The primary thing I keep hearing from people is how loud the Superdome will be. Not about how Jabaru Green can handle percy Harvin one on one or how Darren Sharper will be able to cut off Sidney Rice's post routes. Instead of hearing about how Jonathan Vilma and Sedrick Ellis will disrupt Peterson's running lanes and cutting off his holes, I am hearing about how a bunch of drunks are going to rip the roof of the Superdome and rattle, ahem, Brett Favre. Seriously, what have you people been drinking?
Okay, I'll get to the point: This is not going to be some runaway by either team. Considering that both offenses are capable of hanging 40 points on the likes of Baltimore, can adjust their gameplans if one aspect is taken away, and are resourceful enough to exploit minute weaknesses in any defense, I expect it to be inside the spread, hence why I am taking the Vikings. I simply do not see the Vikings being rattled by the noise or the moment or the emotion because the guy under center is the one they take their cues from, not the dummy with the beard on the sidelines.

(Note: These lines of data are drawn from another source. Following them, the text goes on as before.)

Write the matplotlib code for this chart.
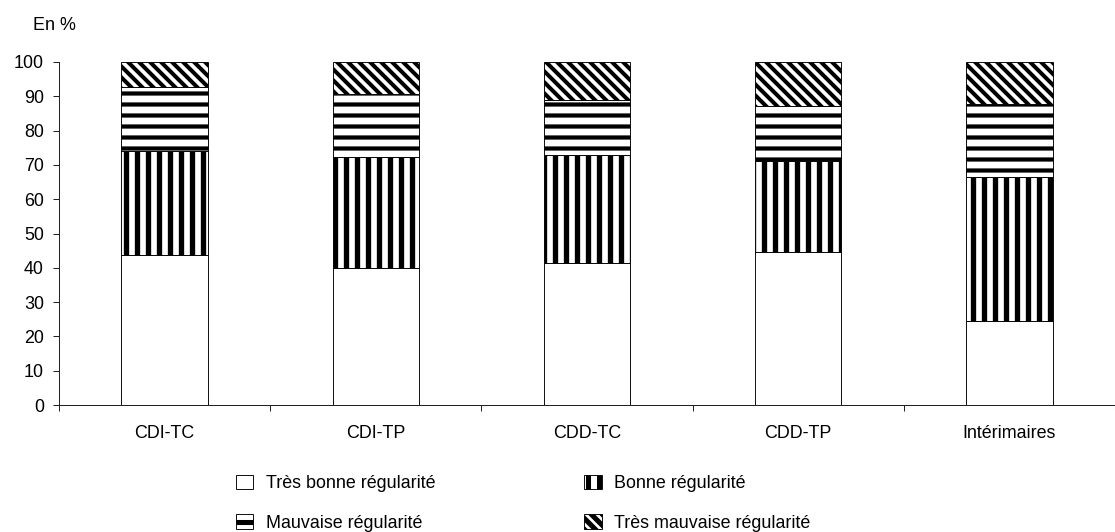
import matplotlib
matplotlib.use("Agg")
import matplotlib.pyplot as plt
from matplotlib.patches import Patch
import numpy as np

categories = ["CDI-TC", "CDI-TP", "CDD-TC", "CDD-TP", "Intérimaires"]
series_names = ["Très bonne régularité", "Bonne régularité",
                "Mauvaise régularité", "Très mauvaise régularité"]
tres_bonne = [43.7, 39.9, 41.5, 44.5, 24.6]
bonne = [30.4, 32.3, 31.4, 26.5, 42.0]
mauvaise = [18.5, 18.4, 16.0, 16.2, 21.2]
tres_mauvaise = [7.4, 9.4, 11.1, 12.8, 12.2]
y_ticks = [0, 10, 20, 30, 40, 50, 60, 70, 80, 90, 100]

DPI = 66
FS = 19.5
plt.rcParams["font.family"] = ["Liberation Sans", "DejaVu Sans"]
plt.rcParams["hatch.linewidth"] = 5.5
plt.rcParams["hatch.color"] = "black"

fig = plt.figure(figsize=(1115 / DPI, 532 / DPI), dpi=DPI)
ax = fig.add_axes([59 / 1115, 127 / 532, 1056 / 1115, 343 / 532])

x = np.arange(len(categories))
width = 0.41
hatches = [None, "|", "-", "\\\\"]
hatch_lw = [1.0, 5.8, 4.6, 4.4]
values = [tres_bonne, bonne, mauvaise, tres_mauvaise]

bottom = np.zeros(len(categories))
for vals, name, h, hlw in zip(values, series_names, hatches, hatch_lw):
    bars = ax.bar(x, vals, width, bottom=bottom, color="white",
                  edgecolor="black", linewidth=1.0, hatch=h, label=name)
    for b in bars:
        if hasattr(b, "set_hatch_linewidth"):
            b.set_hatch_linewidth(hlw)
    bottom += np.array(vals)

ax.set_xlim(-0.5, 4.459)
ax.set_ylim(0, 100)
ax.set_yticks(y_ticks)
ax.set_yticklabels([str(v) for v in y_ticks], fontsize=FS)

# category labels centred, tick marks between categories
ax.set_xticks(np.arange(-0.5, 4.6, 1.0))
ax.set_xticklabels([])
ax.set_xticks(x, minor=True)
ax.set_xticklabels(categories, minor=True, fontsize=FS)
ax.tick_params(axis="x", which="minor", length=0, pad=21.5)
ax.tick_params(axis="x", which="major", direction="out", length=6, width=1.1, color="#222222")
ax.tick_params(axis="y", direction="out", length=6.5, width=1.1, color="#222222", pad=10)

for s in ["top", "right"]:
    ax.spines[s].set_visible(False)
for s in ["left", "bottom"]:
    ax.spines[s].set_color("#222222")
    ax.spines[s].set_linewidth(1.1)

fig.text(33 / 1115, 1 - 25 / 532, "En %", fontsize=FS, va="center", ha="left")

handles = []
for name, h, hlw in zip(series_names, hatches, hatch_lw):
    p = Patch(facecolor="white", edgecolor="black", linewidth=1.0, hatch=h, label=name)
    if hasattr(p, "set_hatch_linewidth"):
        p.set_hatch_linewidth(hlw)
    handles.append(p)

# legend reads row by row: ncol=2 fills column-wise, so interleave
order = [0, 2, 1, 3]
fig.legend(handles=[handles[i] for i in order], loc="upper left",
           bbox_to_anchor=(232 / 1115, 1 - 471 / 532),
           ncol=2, frameon=False, fontsize=FS, handlelength=1.0, handleheight=0.9,
           handletextpad=0.7, columnspacing=8.3, labelspacing=1.22,
           borderpad=0.2, borderaxespad=0)

fig.savefig("out.png", dpi=DPI)
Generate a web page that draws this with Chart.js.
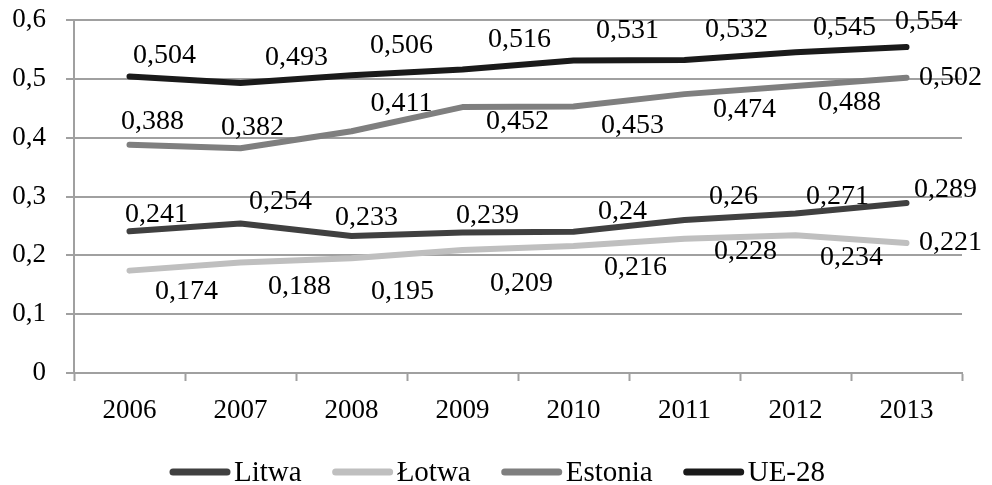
<!DOCTYPE html>
<html>
<head>
<meta charset="utf-8">
<script src="https://cdn.jsdelivr.net/npm/chart.js@4/dist/chart.umd.min.js"></script>
<style>
  html, body { margin: 0; padding: 0; background: #fff; }
  #wrap { width: 992px; height: 485px; }
</style>
</head>
<body>
<div id="wrap"><canvas id="chart" width="992" height="485"></canvas></div>
<script>
(function () {
  'use strict';

  var YEARS = ['2006', '2007', '2008', '2009', '2010', '2011', '2012', '2013'];
  var LITWA = [0.241, 0.254, 0.233, 0.239, 0.24, 0.26, 0.271, 0.289];
  var LOTWA = [0.174, 0.188, 0.195, 0.209, 0.216, 0.228, 0.234, 0.221];
  var ESTONIA = [0.388, 0.382, 0.411, 0.452, 0.453, 0.474, 0.488, 0.502];
  var UE28 = [0.504, 0.493, 0.506, 0.516, 0.531, 0.532, 0.545, 0.554];
  var Y_TICKS = [0, 0.1, 0.2, 0.3, 0.4, 0.5, 0.6];

  var FONT = "'Liberation Serif', 'Times New Roman', serif";
  var AXIS_SIZE = 27;
  var LABEL_SIZE = 28;
  var LEGEND_SIZE = 29;

  // where each value label sits relative to its point (px)
  var LABEL_OFFSETS = {
    'Litwa':   [[27, -17], [40, -22], [15, -18], [25, -17], [49, -20], [49, -23], [42, -17], [39, -13]],
    'Łotwa':   [[57, 21], [59, 24], [51, 33], [59, 34], [62, 22], [61, 13], [56, 22], [44, 0]],
    'Estonia': [[23, -23], [12, -21], [50, -28], [55, 15], [59, 19], [60, 16], [54, 17], [44, 0]],
    'UE-28':   [[35, -21], [56, -25], [50, -30], [57, -30], [54, -30], [52, -30], [49, -25], [20, -25]]
  };

  function fmt(v) { return String(v).replace('.', ','); }

  function series(label, data, color) {
    return {
      label: label,
      data: data,
      borderColor: color,
      backgroundColor: color,
      borderWidth: 6,
      borderCapStyle: 'round',
      borderJoinStyle: 'round',
      pointRadius: 0,
      tension: 0,
      fill: false
    };
  }

  /* value labels next to every point */
  var valueLabels = {
    id: 'valueLabels',
    afterDatasetsDraw: function (chart) {
      var ctx = chart.ctx;
      ctx.save();
      ctx.font = LABEL_SIZE + 'px ' + FONT;
      ctx.fillStyle = '#000';
      ctx.textAlign = 'center';
      ctx.textBaseline = 'middle';
      chart.data.datasets.forEach(function (ds, i) {
        var offs = LABEL_OFFSETS[ds.label];
        chart.getDatasetMeta(i).data.forEach(function (pt, j) {
          ctx.fillText(fmt(ds.data[j]), pt.x + offs[j][0], pt.y + offs[j][1]);
        });
      });
      ctx.restore();
    }
  };

  /* legend drawn by hand: long thick line, text right next to it */
  var legendRow = {
    id: 'legendRow',
    afterDraw: function (chart) {
      var ctx = chart.ctx;
      var x = 170, y = 472;
      ctx.save();
      ctx.font = LEGEND_SIZE + 'px ' + FONT;
      ctx.textBaseline = 'middle';
      ctx.textAlign = 'left';
      chart.data.datasets.forEach(function (ds) {
        ctx.strokeStyle = ds.borderColor;
        ctx.lineWidth = 7;
        ctx.lineCap = 'round';
        ctx.beginPath();
        ctx.moveTo(x + 3, y);
        ctx.lineTo(x + 57, y);
        ctx.stroke();
        ctx.fillStyle = '#000';
        ctx.fillText(ds.label, x + 64, y + 1);
        x += 64 + ctx.measureText(ds.label).width + 31;
      });
      ctx.restore();
    }
  };

  new Chart(document.getElementById('chart').getContext('2d'), {
    type: 'line',
    data: {
      labels: YEARS,
      datasets: [
        series('Litwa', LITWA, '#404040'),
        series('Łotwa', LOTWA, '#bfbfbf'),
        series('Estonia', ESTONIA, '#7f7f7f'),
        series('UE-28', UE28, '#1a1a1a')
      ]
    },
    options: {
      responsive: false,
      animation: false,
      layout: { padding: { top: 20, right: 30, bottom: 0, left: 0 } },
      plugins: { legend: { display: false }, tooltip: { enabled: false } },
      scales: {
        x: {
          offset: true,
          afterFit: function (s) { s.height = 112; },
          grid: {
            offset: true,
            drawOnChartArea: false,
            drawTicks: true,
            tickLength: 8,
            tickWidth: 2,
            tickColor: '#a0a0a0'
          },
          border: { color: '#a0a0a0', width: 2 },
          ticks: { color: '#000', padding: 14, font: { family: FONT, size: AXIS_SIZE } }
        },
        y: {
          min: 0,
          max: 0.6,
          afterFit: function (s) { s.width = 74; s.paddingTop = 0; s.paddingBottom = 0; },
          afterBuildTicks: function (s) { s.ticks = Y_TICKS.map(function (v) { return { value: v }; }); },
          grid: { color: '#a0a0a0', lineWidth: 2, tickLength: 8 },
          border: { color: '#a0a0a0', width: 2 },
          ticks: {
            color: '#000',
            padding: 20,
            font: { family: FONT, size: AXIS_SIZE },
            callback: function (v) { return fmt(v); }
          }
        }
      }
    },
    plugins: [valueLabels, legendRow]
  });
})();
</script>
</body>
</html>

The key for the Saints revolves around utilizing Reggie Bush properly, protecting Drew Brees, and isolating Jasper Brinkley – who is filling in for the injured EJ Henderson. The Vikings will bring an incredible outside rush and are capable of clogging the middle thanks to the Williams Wall. If Brees is kept upright, if Antoine Williams is still a half step off, and if the Vikings actually kick the ball to Bush, the Saints win. If the Vikings establish the run, keep Brees off the field and hit him often when he is on it, and are able to execute their play action game to perfection, they win. It's as simple as that.